When was the last time you had a good play in a camera shop?
Once upon a time, not so long ago, there were lots of camera shops dotted about our towns and cities. Today this is quite a rarity. The internet has become our massive two dimensional store, all we have to do is sift through a mega ton of reviews to get an inkling of what camera, or lens we should buy. I do love that we have quick access to written reviews and videoed opinions from keen users of products around our planet. The internet is a marvellous resource, but we must be careful not to drown ourselves in the excess of data, it can be exhausting.
Sometimes it’s good to experience photography equipment first hand. The other day I decided I was going to have a play with lenses at my favourite camera shop, where a team of marvellous tinkers and purveyors of photographic goods reside. Clocktower cameras is situated off Queen’s Rd on a quiet street in the Laines of Brighton. It feels like it’s always been there and I’m grateful it exists. I have to admit it’s a difficult to decide what lens to go for, but I entered the shop excited to try some out. I brought in my camera with memory card in and they attached the lenses so I could pop out of the shop to test them. Luckily I’d made friends, with Clocktower’s neighbour Michael from Ivy’s second hand clothes shop. We had met previously and chatted at a supermarket a few months back. He was happy to model for me and so a spontaneous photo session ensued.
In my last blog 6 Useful things to Consider Before you take a Photograph, I pointed out what would be helpful to put in mind to get the best results photographically. As I write this, my intention was quick casual blog to share with you, but then I thought I’d put some helpful pointers in case you’re researching to buy camera equipment.
What do you photograph mostly or what do you enjoy photographing?
This can help you decide what camera or lens to get, what make and model will support your interests.
Is your equipment limited?
Are you struggling make the best out of what you have but not getting the results you need?

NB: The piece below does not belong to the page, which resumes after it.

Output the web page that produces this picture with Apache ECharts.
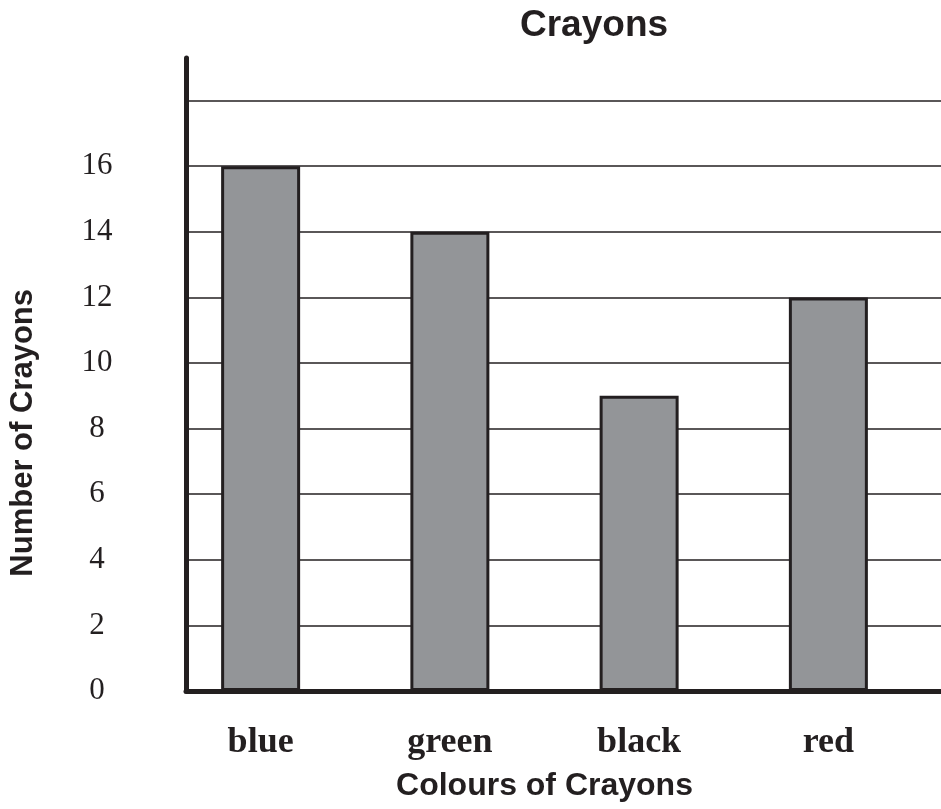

For example you may need a good macro lens to get details from small objects like jewellery, like the lady I met at Clocktower that same day. She had defined her research area and was able to make a decision on a Lumix so she could photograph her jewellery.
Are you overwhelmed by how to decide?
Do you get all excited at so much photographic equipment could benefit you, then tot up the prices? Large investments of money can reverse your initial buying incentive and be quite upsetting. I think it’s an art to decide what to have. How about writing up a list of importances? What equipment will serve you best and in order of priority. It may be that you need a good tripod to help you photograph interiors with ease. Or a better flash gun so you can control access to light better in challenging light conditions. Whatever it is make a list by considering what your main barriers are and therefore what’s the best equipment that will give you the freedom to take better photos.
I find that’s where a good camera shop is invaluable. There is nothing like a good chat with a person who loves their camera equipment. You can get your reviews online, but go into a shop and try. Clocktower for example gets a regular supply of secondhand equipment, so costs can be kept down. Also don’t forget you can contact a hire company to rent out equipment to try out too.
Love love love!
I do enjoy seeing photographers lovingly hold their favourite lens or camera, like a child with their favourite toy. There’s just a sheer joy of having something you’ve invested in that you know is going to breathe life into what you see.
So in conclusion decide what’s important for YOU based on what you photograph whether for business or pleasure.